Nous serions, pour notre part, très curieux d’apprendre comment cette déclaration de bonne entente et d’intime union, si généreusement exprimée au nom du pouvoir tout entier, s’accorde cependant avec l’attitude extérieure, avec les démarches publiques des différens dépositaires du pouvoir. Nous avons encore sous les yeux les scènes pitoyables de l’autre semaine, et, pour ainsi parler, les scandales de gouvernement dont l’assemblée a subi le spectacle dans l’affaire de M. Louis Blanc. Loin de nous la fantaisie de toucher aux cendres de M. Crémieux ; la fantaisie serait maussade. Il faut l’amère et persévérante rancune de M. Jules Favre pour fouiller encore, comme il le faisait hier, cette pauvre ruine ministérielle dont il jetait dédaigneusement la poussière à la face de M. Ledru-Rollin. M. Crémieux s’est dissous devant un rayon de vérité, comme ces corps desséchés qui tombent en poudre, si, par aventure, ils sont frappés d’un rayon du jour. M. Crémieux n’est plus ; mais, du temps qu’il était, écoutez M. Jules Favre, l’ancien sous-secrétaire d’état aux affaires étrangères : vous allez savoir comme le cabinet, comme le directoire, marchaient d’ensemble et d’accord. Poursuivra-t-on M. Louis Blanc ? exilera-t-on Louis Bonaparte ? L’un disait oui, l’autre non. Le hasard de la discussion définitive, la fortune des combats parlementaires, peut-être bien quelques soudaines influences, quelque urgence inattendue, décidaient qui avait droit ou qui avait tort.
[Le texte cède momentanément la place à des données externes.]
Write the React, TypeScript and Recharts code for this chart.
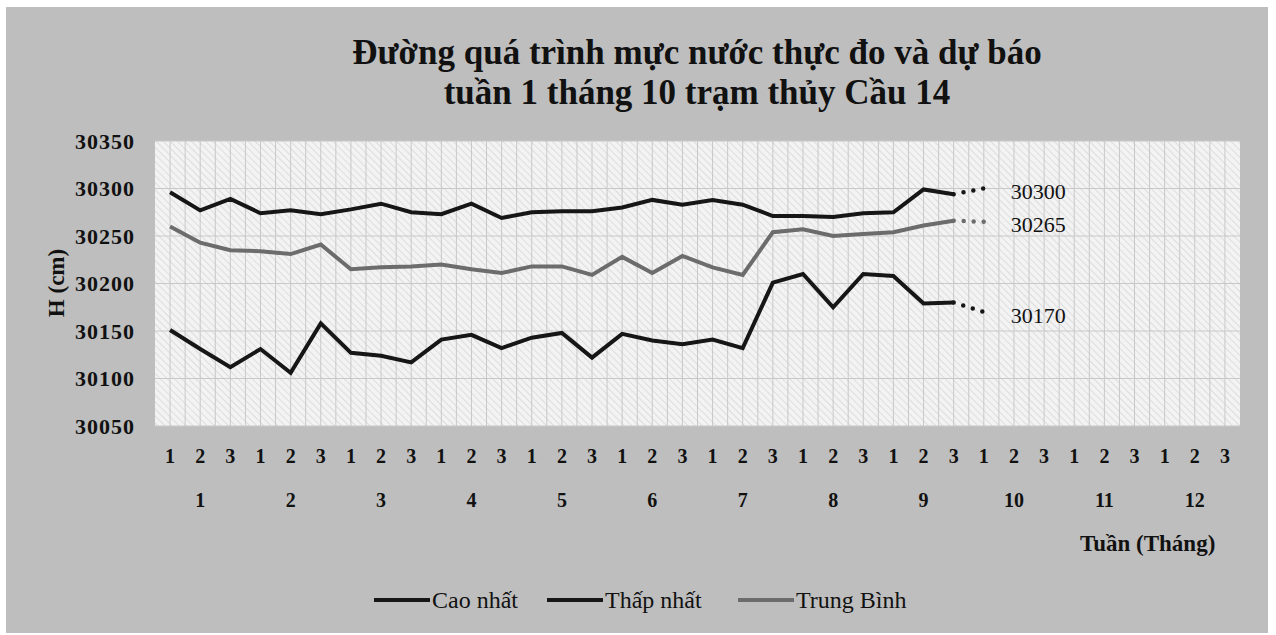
import React from 'react';
import { LineChart, Line, XAxis, YAxis, CartesianGrid, LabelList } from 'recharts';

const SERIF = '"Liberation Serif", "Times New Roman", serif';

const decades = ['1','2','3','1','2','3','1','2','3','1','2','3','1','2','3','1','2','3','1','2','3','1','2','3','1','2','3','1','2','3','1','2','3','1','2','3'];
const months = ['1','1','1','2','2','2','3','3','3','4','4','4','5','5','5','6','6','6','7','7','7','8','8','8','9','9','9','10','10','10','11','11','11','12','12','12'];

const caoNhat = [30296,30277,30289,30274,30277,30273,30278,30284,30275,30273,30284,30269,30275,30276,30276,30280,30288,30283,30288,30283,30271,30271,30270,30274,30275,30299,30294];
const thapNhat = [30151,30131,30112,30131,30106,30158,30127,30124,30117,30141,30146,30132,30143,30148,30122,30147,30140,30136,30141,30132,30201,30210,30175,30210,30208,30179,30180];
const trungBinh = [30260,30243,30235,30234,30231,30241,30215,30217,30218,30220,30215,30211,30218,30218,30209,30228,30211,30229,30217,30209,30254,30257,30250,30252,30254,30261,30266];

const forecastIndex = 27;
const forecastCao = 30300;
const forecastTB = 30265;
const forecastThap = 30170;

const yTicks = [30050, 30100, 30150, 30200, 30250, 30300, 30350];

const lastIdx = caoNhat.length - 1;
const data = decades.map((d, i) => ({
  key: `${months[i]}-${d}`,
  dec: d,
  month: months[i],
  cao: i <= lastIdx ? caoNhat[i] : null,
  thap: i <= lastIdx ? thapNhat[i] : null,
  tb: i <= lastIdx ? trungBinh[i] : null,
  caoF: i === lastIdx ? caoNhat[i] : i === forecastIndex ? forecastCao : null,
  thapF: i === lastIdx ? thapNhat[i] : i === forecastIndex ? forecastThap : null,
  tbF: i === lastIdx ? trungBinh[i] : i === forecastIndex ? forecastTB : null,
}));

const BLACK = '#161616';
const GRAY = '#6c6c6c';

const YTick = (props: any) => {
  const { x, y, payload } = props;
  return (
    <text x={x} y={y} textAnchor="end" dominantBaseline="central" fontFamily={SERIF} fontWeight="bold" fontSize={22} fill="#111" letterSpacing={1}>
      {payload.value}
    </text>
  );
};

const DecTick = (props: any) => {
  const { x, y, index } = props;
  return (
    <text x={x} y={y + 37} textAnchor="middle" fontFamily={SERIF} fontWeight="bold" fontSize={20} fill="#111">
      {decades[index]}
    </text>
  );
};

const MonthTick = (props: any) => {
  const { x, y, index } = props;
  if (index % 3 !== 1) return null;
  return (
    <text x={x} y={y + 51} textAnchor="middle" fontFamily={SERIF} fontWeight="bold" fontSize={20} fill="#111">
      {months[index]}
    </text>
  );
};

const ForecastLabel = (props: any) => {
  const { x, y, value, index } = props;
  if (index !== forecastIndex) return null;
  return (
    <text x={x + 27} y={y + 3} dominantBaseline="central" fontFamily={SERIF} fontSize={22} fill="#111">
      {value}
    </text>
  );
};

const legendItems = [
  { label: 'Cao nhất', color: BLACK, left: 374 },
  { label: 'Thấp nhất', color: BLACK, left: 547 },
  { label: 'Trung Bình', color: GRAY, left: 738 },
];

export default function App() {
  return (
    <div style={{ position: 'absolute', left: 0, top: 0, width: 1276, height: 635, background: '#ffffff', overflow: 'hidden' }}>
      <div style={{ position: 'absolute', left: 6, top: 7, width: 1262, height: 626, background: '#bebebe' }} />
      <div style={{ position: 'absolute', left: 0, top: 0 }}>
        <LineChart width={1276} height={635} data={data} margin={{ top: 141, right: 36, bottom: 149, left: 0 }}>
          <defs>
            <pattern id="hatch" width="5" height="5" patternUnits="userSpaceOnUse" patternTransform="rotate(-45)">
              <rect width="5" height="5" fill="#f3f3f3" />
              <line x1="0" y1="0" x2="0" y2="5" stroke="#d6d6d6" strokeWidth="1.5" />
            </pattern>
          </defs>
          <CartesianGrid
            xAxisId="dec"
            fill="url(#hatch)"
            stroke="#c8c8c8"
            strokeWidth={1}
            verticalCoordinatesGenerator={({ offset }: any) =>
              Array.from({ length: decades.length * 2 - 1 }, (_, k) => offset.left + ((k + 1) * offset.width) / (decades.length * 2))
            }
          />
          <XAxis xAxisId="dec" dataKey="key" scale="band" axisLine={false} tickLine={false} tickSize={0} tickMargin={0} interval={0} height={30} tick={<DecTick />} />
          <XAxis xAxisId="mon" dataKey="key" scale="band" axisLine={false} tickLine={false} tickSize={0} tickMargin={0} interval={0} height={30} tick={<MonthTick />} />
          <YAxis
            domain={[30050, 30350]}
            ticks={yTicks}
            width={155}
            axisLine={false}
            tickLine={false}
            tickSize={0}
            tickMargin={20}
            interval={0}
            tick={<YTick />}
          />
          <Line xAxisId="dec" type="linear" dataKey="cao" stroke={BLACK} strokeWidth={4} dot={false} isAnimationActive={false} />
          <Line xAxisId="dec" type="linear" dataKey="thap" stroke={BLACK} strokeWidth={4} dot={false} isAnimationActive={false} />
          <Line xAxisId="dec" type="linear" dataKey="tb" stroke={GRAY} strokeWidth={4} dot={false} isAnimationActive={false} />
          <Line xAxisId="dec" type="linear" dataKey="caoF" stroke={BLACK} strokeWidth={4.5} strokeDasharray="0 10" strokeLinecap="round" dot={false} isAnimationActive={false}>
            <LabelList dataKey="caoF" content={<ForecastLabel />} />
          </Line>
          <Line xAxisId="dec" type="linear" dataKey="tbF" stroke={GRAY} strokeWidth={4.5} strokeDasharray="0 10" strokeLinecap="round" dot={false} isAnimationActive={false}>
            <LabelList dataKey="tbF" content={<ForecastLabel />} />
          </Line>
          <Line xAxisId="dec" type="linear" dataKey="thapF" stroke={BLACK} strokeWidth={4.5} strokeDasharray="0 10" strokeLinecap="round" dot={false} isAnimationActive={false}>
            <LabelList dataKey="thapF" content={<ForecastLabel />} />
          </Line>
        </LineChart>
      </div>
      <div style={{ position: 'absolute', left: 0, top: 33, width: 1394, textAlign: 'center', fontFamily: SERIF, fontWeight: 'bold', fontSize: 35, lineHeight: '40px', color: '#111' }}>
        <div>Đường quá trình mực nước thực đo và dự báo</div>
        <div>tuần 1 tháng 10 trạm thủy Cầu 14</div>
      </div>
      <div style={{ position: 'absolute', left: 57, top: 283, transform: 'translate(-50%, -50%) rotate(-90deg)', fontFamily: SERIF, fontWeight: 'bold', fontSize: 23, color: '#111', whiteSpace: 'nowrap' }}>
        H (cm)
      </div>
      <div style={{ position: 'absolute', left: 1080, top: 530, fontFamily: SERIF, fontWeight: 'bold', fontSize: 23, lineHeight: '28px', color: '#111', whiteSpace: 'nowrap' }}>
        Tuần (Tháng)
      </div>
      {legendItems.map((it) => (
        <div key={it.label} style={{ position: 'absolute', left: it.left, top: 586, height: 28, display: 'flex', alignItems: 'center', fontFamily: SERIF, fontSize: 24, lineHeight: '28px', color: '#111', whiteSpace: 'nowrap' }}>
          <span style={{ display: 'inline-block', width: 56, height: 4, background: it.color, marginRight: 2 }} />
          <span>{it.label}</span>
        </div>
      ))}
    </div>
  );
}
C’est ainsi que M. Portalis et M. Landrin ont été désavoués sur le champ de bataille par le chef de leur ordre, qui les y avait lui-même conduits. C’est ainsi que M. Napoléon Bonaparte recevait du ministre de l’intérieur l’assurance authentique qu’il n’y aurait point de mesures prises contre son parent, à l’instant même où on les dictait ailleurs.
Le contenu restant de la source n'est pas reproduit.